In practice, a use case represents a set of behaviors of a system under consideration and the relation with the actors involved in that context. So in principle it's external actors, humans or systems.
Internal interactions that occur within the system are in general modelled with other representations, such as a sequence diagram, a communication diagram or an activity diagram.
The UML standard is more flexible in its specifications:
When a use case applies to a subject, it specifies a set of behaviors
performed by that subject, which yields an observable result that is
of value for actors or other stakeholders of the subject.
The words in italic are refined with the following explanations:
A subject of a use case could be a system or any other element
that may have behavior, such as a component or class.
An actor models a type of role played by an entity that
interacts with the subjects of its associated use cases (e.g., by
exchanging signals and data). Actors may represent roles played by
human users, external hardware, or other systems.
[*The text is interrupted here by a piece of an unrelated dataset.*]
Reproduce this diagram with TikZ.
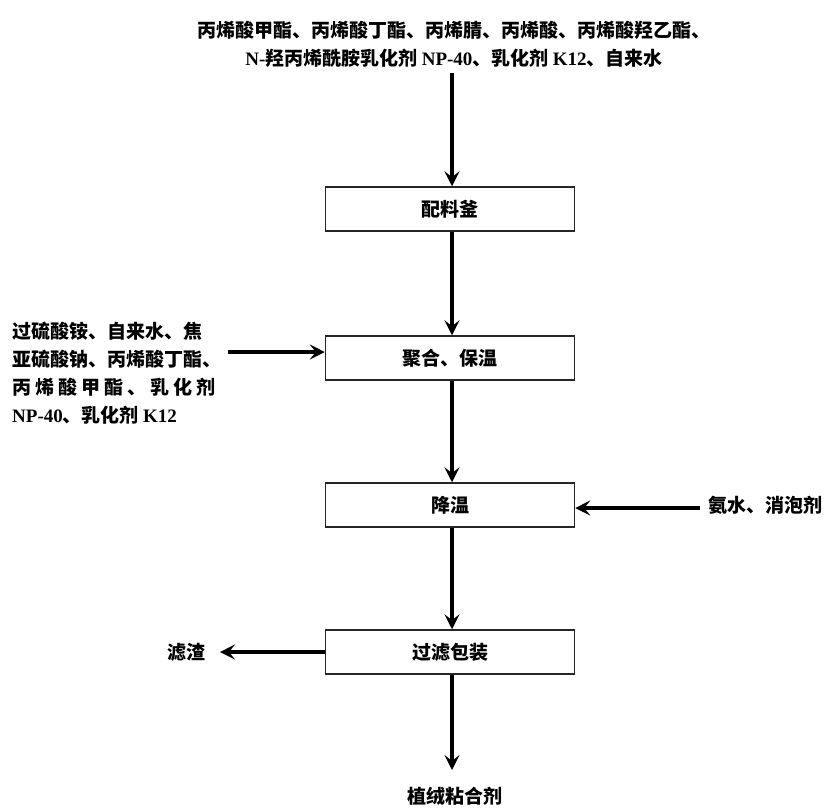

Note that the word "may" is to be understood in the sense of RFC 2119 (i.e. a possibility, not an exhaustive limitation).
So in theory you coud very well have a use case diagram with the subject being a component of your system, and the actor being another component that interacts with it. There are forever very few situations where this representation is preferred to the other type of behavioral diagrams mentioned above. It could make sense for example:
- if you'd represent a game engine, that interacts both with external players and internal components acting as players, and interacting with the game engine in the same way as a human player.
- a multi-agent system composed of relatively independent interacting "agent" components, if you wanted to give an overview of the intent of the agents interacting within the system, before digging in more precise interactions.